CONSOLAR AL
TRISTE
Tal
vez sea esta obra de misericordia la que con más facilidad puede conservar
todavía su carácter de tal. Consolar al triste es meritorio ejercicio de las
personas que sienten como suyo el dolor de los demás. El consuelo refleja y
consolida una relación de confianza y de
afecto entre dos personas: la que es consolada y la que consuela.
Para
consolar adecuadamente es preciso conocer profundamente a quien pasa por el
valle del sufrimiento y conocer el motivo de su dolor. De lo contrario, el
intento puede fracasar.
Para
que el consuelo sea respetuoso y adecuado será preciso también prestar atención
al momento oportuno para intentar ofrecer un gesto o una palabra de aliento.
Esto lo saben bien los miembros de una familia que vive en paz y en armonía.
En
la segunda parte del libro de Isaías, se presenta a Dios como el consolador de
su pueblo: “El Señor consuela a Sión, consuela todas sus ruinas: convertirá su
desierto en un edén, su yermo en jardín del Señor; allí habrá gozo y alegría,
acción de gracias al son de instrumentos”
(Is 51,3.12).
En
las páginas de la Biblia se menciona también ese consuelo humano que a veces no
encuentra la persona: “La afrenta me destroza el corazón y desfallezco; espero
compasión y no la hay, consoladores y no los encuentro” (Sal 69,21).
Como
signo y revelación del consuelo de Dios, Jesús mismo consuela a los afligidos y
a los que sufren. Basta recordar algunos ejemplos, como el hombre de la mano
paralizada, la viuda de Naím que lleva a enterrar a su hijo, Jairo y la mujer
que padece flujos de sangre.
En
el evangelio de Mateo, Jesús proclama dichosos a los que sufren, porque ellos
serán consolados. Dios mismo será su consuelo.

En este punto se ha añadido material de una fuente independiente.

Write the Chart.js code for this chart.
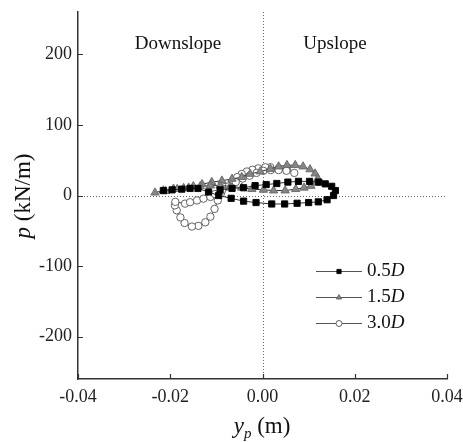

El mismo Jesús promete a sus discípulos otro Consolador que el Padre
enviará cuando se lo pidan.
Por su parte, en un texto voluntariamente
reiterativo, Pablo proclama la bondad del “Padre de las misericordias y Dios de
todo consuelo, que nos consuela en cualquier tribulación nuestra hasta el punto
de poder consolar nosotros a los demás en cualquier lucha, mediante el consuelo
con el que nosotros mismos somos consolados por Dios” (2 Cor 1, 3-4).
Así pues,
es necesario evitar la indiferencia ante las
necesidades, la marginación o la pobreza del prójimo. En la indiferencia se
revela el egoísmo de quien pretende vivir atendiendo solamente a sus
necesidades o sus caprichos.
Ser indiferente ante los dolores o ante las penurias ajenas
indica que hemos perdido el sentido de la convivencia, de la solidaridad y de
la fraternidad.
Hay que denunciar las situaciones en las que
una persona o un grupo social padece un acoso puntual o sistemático por parte
de otras personas. No podemos pasar por el mundo ignorando la suerte –o la mala suerte- de los demás.
Sería un dolor que nos tratasen a nosotros de esa manera.